Why are MAP estimators not invariant under reparameterization, while MLE's are?

1.5k Views Asked by At

K.P. Murphy writes that this is because:

The MLE does not suffer from this since the likelihood is a function, not a probability density."

I'm not sure I understand why or how that distinction matters, and it would be nice to get a more intuitive explanation.

2

There are 2 best solutions below

0
On BEST ANSWER

The likelihood is a probability density in the data space $p(x|\theta)$, but it's a function, $L(\theta|X)$, not a probability density in the parameter space. This means that there is no constraint on the integral over all parameter values.
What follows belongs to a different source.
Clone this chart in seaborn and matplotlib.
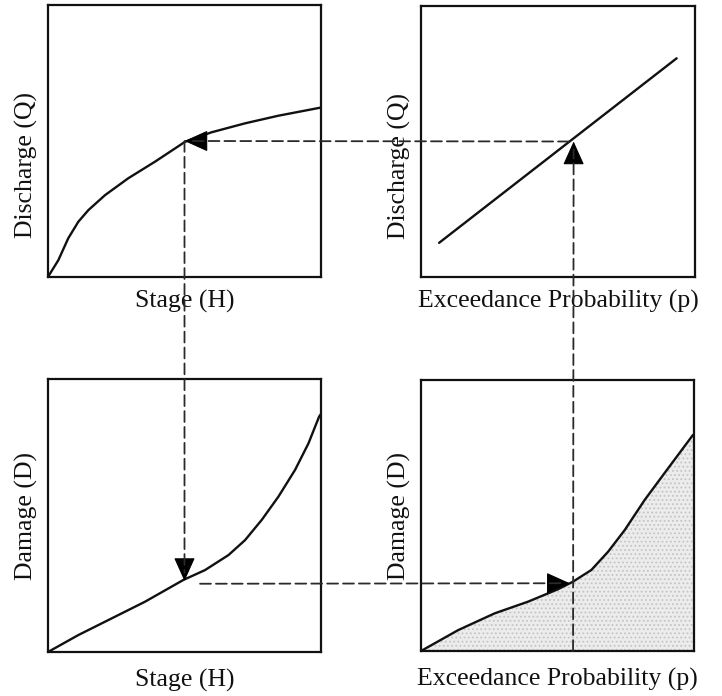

In contrast, any probability density in the parameter space, such as the posterior, $p(\theta|x)$, is subject to a specific constraint, i.e. that the integral over any interval should remain the same after parameter reparameterization, i.e that: $$\int_A p(y)dy = \int_A p(x)dx$$ This constraint, "forces" the probability density to change when the parameters are reparameterized, since just leaving the same function values would not guarantee the integral condition to remain the same. In contrast, the MLE does not suffer from this problem - the functions values simply remain the same, so that the maximum remains the same as well.

0
On

Adding to the correct answer of nbubis:

Since posterior density functions are a special case of probability density functions, it is sufficient to understand why in general the maxima of probability density functions are not invariant under reparametrizations.

For this, look at the example of the uniform probability density function on the parameter space $[0,\pi] $ and consider the reparametrization $[0,\pi] \ni x\mapsto y:= \cos x $. If maxima were preserved you would expect that $ y$ is unformly distributed as well. However, the density of $ y $ is given by a function on $[-1,1] $ that has peaks (even singularities actually) at $0$ and $1$. This is because the value of this new density at a given point $y_0\in [-1,1] $, i.e. the weight of $ y_0$, represents not only the weight of its (unique) preimage $ x_0$, but, in an infinitesimal sense, how densely the neighbors of $ x_0$ are packed around $ y_0$ under the reparametrization. Thus, the singularities of the density of $ y $, which is given by $1/\sqrt{(1+y)(1-y)} $ by the way, correspond to the fact that a value of $ y $ that is close to $\pm 1$ represents (in an infinitesimal sense) many values of $ x $, not that these values of $ x $ have higher weights. (More precisely, a small interval around such a value of $ y $ corresponds to a large interval of $ x $-values).